Berlín, 1942. Una ciudad y una fecha que remiten inmediatamente a la Segunda Guerra Mundial, quizás el hecho histórico que más ha nutrido las usinas creativas del cine de Europa y los Estados Unidos, ya sea para recrear sus batallas como para indagar en las penurias sufridas por los civiles que vieron cómo sus vidas se transformaron para siempre.
En este último grupo se encuadra El falsificador, cuarta película de la realizadora y guionista germana Maggie Peren, en la que las bombas y las sirenas antiaéreas operan como telón de fondo, como un fuera de campo que adquiere la forma de banda sonora constante de las aventuras de su joven protagonista.
Ese muchacho se llama Cioma Schönhaus (Louis Hofmann, el Jonas de la serie de Netflix Dark) y es un judío de 21 años que trabaja en una fábrica de municiones hasta que descubre un particular talento para falsificar documentación oficial y, con ello, adoptar distintas identidades y evitar caer en manos de los nazis.
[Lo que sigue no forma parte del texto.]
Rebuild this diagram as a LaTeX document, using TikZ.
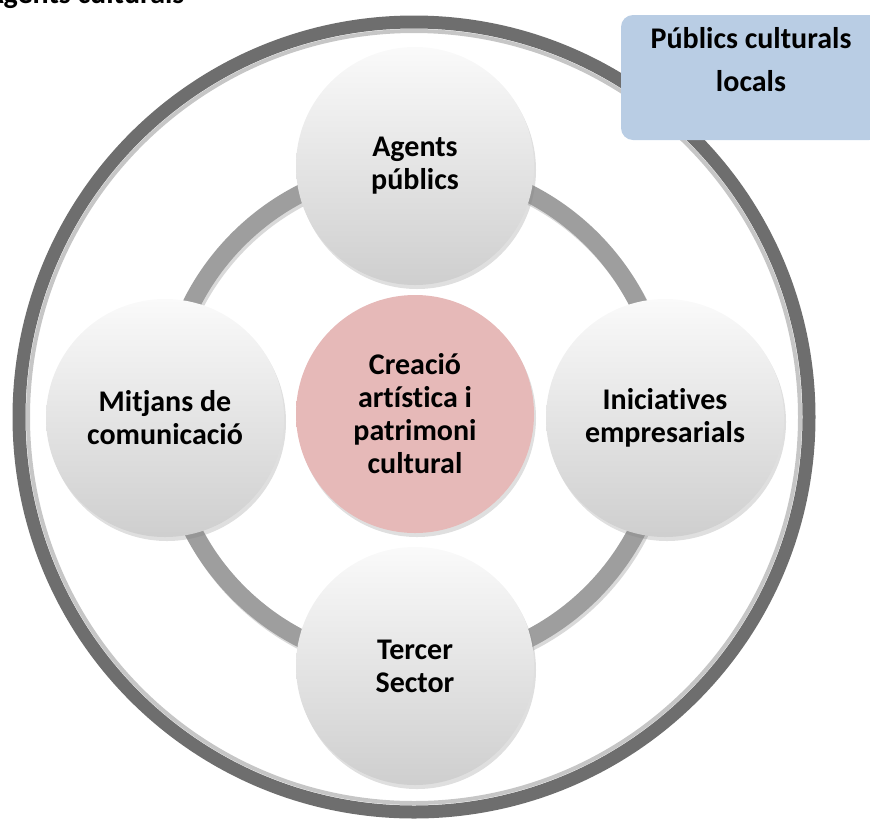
\documentclass[tikz,border=0pt]{standalone}
\usepackage{fontspec}
\setmainfont{Carlito}[Ligatures=NoCommon]
\usetikzlibrary{shadows}
\definecolor{mring}{RGB}{110, 110, 110}
\definecolor{mlink}{RGB}{158, 158, 158}
\definecolor{mpink}{RGB}{230, 185, 184}
\definecolor{mblue}{RGB}{185, 205, 228}
\tikzset{agent/.style = {circle, minimum size=238pt, inner sep=0pt, align=center,
                         top color=gray!4, bottom color=gray!38,
                         drop shadow={opacity=0.25, shadow xshift=2pt, shadow yshift=-4pt},
                         font=\bfseries\fontsize{30}{33}\selectfont}}
\tikzset{centre/.style = {agent, top color=mpink, bottom color=mpink}}

\begin{document}
\begin{tikzpicture}[x=1pt, y=-1pt]
    \clip (0, 0) rectangle (870, 820);

    \node [anchor=base west, font=\bfseries\fontsize{30}{33}\selectfont] (titol) at (-18, 3) {Agents culturals};

    \draw [gray!45, line width=4pt] (414, 417) circle (386);
    \draw [mring, line width=13pt] (414, 417) circle (395);

    \draw [black, opacity=0.15, line width=18pt] (417, 419) circle (250);
    \draw [mlink, line width=18pt] (415, 416) circle (250);

    \node [agent] (publics) at (415, 166) {Agents\\públics};
    \node [agent] (mitjans) at (165, 418) {Mitjans de\\comunicació};
    \node [agent] (empreses) at (665, 418) {Iniciatives\\empresarials};
    \node [agent] (tercer) at (415, 666) {Tercer\\Sector};
    \node [centre] (creacio) at (415, 414) {Creació\\artística i\\patrimoni\\cultural};

    \node [fill=mblue, rounded corners=12pt, minimum width=260pt, minimum height=125pt] (locals) at (751, 77.5) {};
    \node [align=center, font=\bfseries\fontsize{30}{43}\selectfont] (localstext) at (751, 60) {Públics culturals\\locals};
  \end{tikzpicture}
\end{document}
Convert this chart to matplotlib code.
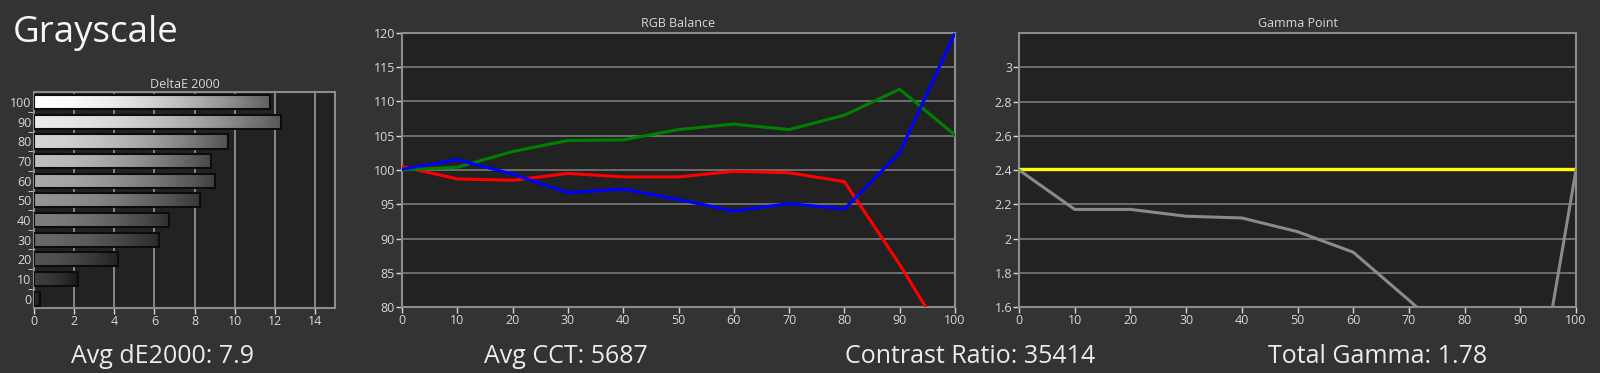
import numpy as np
import matplotlib
matplotlib.use('Agg')
import matplotlib.pyplot as plt

plt.rcParams['font.family'] = ['Open Sans', 'DejaVu Sans']

# DeltaE 2000 per grey level
levels = [0, 10, 20, 30, 40, 50, 60, 70, 80, 90, 100]
delta_e = [0.3, 2.18, 4.2, 6.24, 6.71, 8.27, 9.0, 8.8, 9.68, 12.3, 11.75]

# RGB balance
steps = [0, 10, 20, 30, 40, 50, 60, 70, 80, 90, 100]
red = [100.5, 98.7, 98.5, 99.5, 99.0, 99.0, 99.8, 99.6, 98.3, 86.2, 73.0]
green = [100.0, 100.4, 102.7, 104.3, 104.4, 105.9, 106.7, 105.9, 108.0, 111.8, 105.1]
blue = [100.1, 101.5, 99.4, 96.7, 97.2, 95.7, 94.0, 95.1, 94.3, 102.5, 120.0]

# Gamma point
gamma = [2.40, 2.17, 2.17, 2.13, 2.12, 2.04, 1.92, 1.64, 1.35, 0.5, 2.40]
gamma_target = 2.405

summary = ['Avg dE2000: 7.9', 'Avg CCT: 5687', 'Contrast Ratio: 35414', 'Total Gamma: 1.78']

BG = '#333333'
PLOT_BG = '#222222'
GRID = '#7a7a7a'
FRAME = '#8c8c8c'
TXT = '#d8d8d8'

fig = plt.figure(figsize=(16, 3.73), dpi=100, facecolor=BG)


def style_axes(ax):
    ax.set_facecolor(PLOT_BG)
    for s in ax.spines.values():
        s.set_color(FRAME)
        s.set_linewidth(1.5)
    ax.tick_params(colors=TXT, labelsize=9, length=4, width=1, pad=1)


# --- DeltaE bars ---
ax1 = fig.add_axes([34 / 1600, 1 - 308 / 373, 301 / 1600, 216 / 373])
style_axes(ax1)
ypos = np.arange(len(levels))
for y, v, lev in zip(ypos, delta_e, levels):
    lum = (40 + 215 * lev / 100) / 255
    t = np.linspace(0, 1, 200)
    grad = lum * (1 - 0.62 * t ** 1.8)
    img = np.dstack([grad, grad, grad])
    ax1.imshow(img, extent=[0, v, y - 0.36, y + 0.36], aspect='auto', zorder=2)
    ax1.barh(y, v, height=0.72, facecolor='none', edgecolor='#0c0c0c', linewidth=1.5, zorder=3)
ax1.set_xlim(0, 15)
ax1.set_ylim(-0.48, 10.52)
ax1.set_xticks(range(0, 15, 2))
ax1.set_yticks(ypos)
ax1.set_yticklabels([str(l) for l in levels])
ax1.set_yticks(ypos[:-1] + 0.5, minor=True)
ax1.tick_params(axis='y', which='major', length=0, pad=2)
ax1.tick_params(axis='y', which='minor', length=4, color=TXT)
ax1.grid(axis='x', color='#9a9a9a', linewidth=1.2, zorder=0)
ax1.set_axisbelow(True)
ax1.set_title('DeltaE 2000', color=TXT, fontsize=9, pad=3)

# --- RGB balance ---
ax2 = fig.add_axes([402 / 1600, 1 - 307 / 373, 553 / 1600, 274 / 373])
style_axes(ax2)
ax2.plot(steps, red, color='#ff0000', lw=2.2, zorder=3)
ax2.plot(steps, green, color='#008000', lw=2.2, zorder=3)
ax2.plot(steps, blue, color='#0000ff', lw=2.2, zorder=4)
ax2.set_xlim(0, 100)
ax2.set_ylim(80, 120)
ax2.set_xticks(steps)
ax2.set_yticks(range(80, 121, 5))
ax2.grid(axis='y', color=GRID, linewidth=1.2, zorder=0)
ax2.set_axisbelow(True)
ax2.set_title('RGB Balance', color=TXT, fontsize=9, pad=4)

# --- Gamma point ---
ax3 = fig.add_axes([1019 / 1600, 1 - 307 / 373, 557 / 1600, 274 / 373])
style_axes(ax3)
ax3.plot(steps, [gamma_target] * len(steps), color='#ffff00', lw=2.4, zorder=3)
ax3.plot(steps, gamma, color='#8a8a8a', lw=2.2, zorder=4)
ax3.set_xlim(0, 100)
ax3.set_ylim(1.6, 3.2)
ax3.set_xticks(steps)
gticks = [1.6, 1.8, 2.0, 2.2, 2.4, 2.6, 2.8, 3.0]
ax3.set_yticks(gticks)
ax3.set_yticklabels(['%g' % g for g in gticks])
ax3.grid(axis='y', color=GRID, linewidth=1.2, zorder=0)
ax3.set_axisbelow(True)
ax3.set_title('Gamma Point', color=TXT, fontsize=9, pad=4)

# headline and summary
fig.text(13 / 1600, 1 - 33 / 373, 'Grayscale', color='#f4f6fa', fontsize=26.5,
         ha='left', va='center')
for x, s in zip([163, 566, 970, 1378], summary):
    fig.text(x / 1600, 1 - 363 / 373, s, color='#ececec', fontsize=18,
             ha='center', va='baseline')

fig.savefig('out.png', dpi=100, facecolor=BG)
Una suerte muy distinta a la que corrió su familia deportada y con sus bienes a punto de ser confiscados por la Gestapo, como demuestran las fajas de seguridad colocadas en las puertas de sus habitaciones.
Mientras la guerra recrudece en el exterior –se trata de una película filmada íntegramente en interiores– Cioma entabla una relación amorosa con Gerda (Luna Wiedler), quien opera como faro moral del relato. Lo llamativo es que él nunca parece tomar verdadera conciencia de la tragedia.
Peren lo presenta como un joven entusiasta y por momentos ingenuo, pero dispuesto a todo con tal de salvarse incluso cuando el engaño empiece a derrumbarse. La idea de que en ningún momento de los varios meses que abarca el relato se preocupe por la desaparición de su familia puede interpretarse como una característica propia de su personalidad algo ajena a su contexto, o un fallo central de un guion excesivamente parlamentado a la hora de construir un verosímil creíble.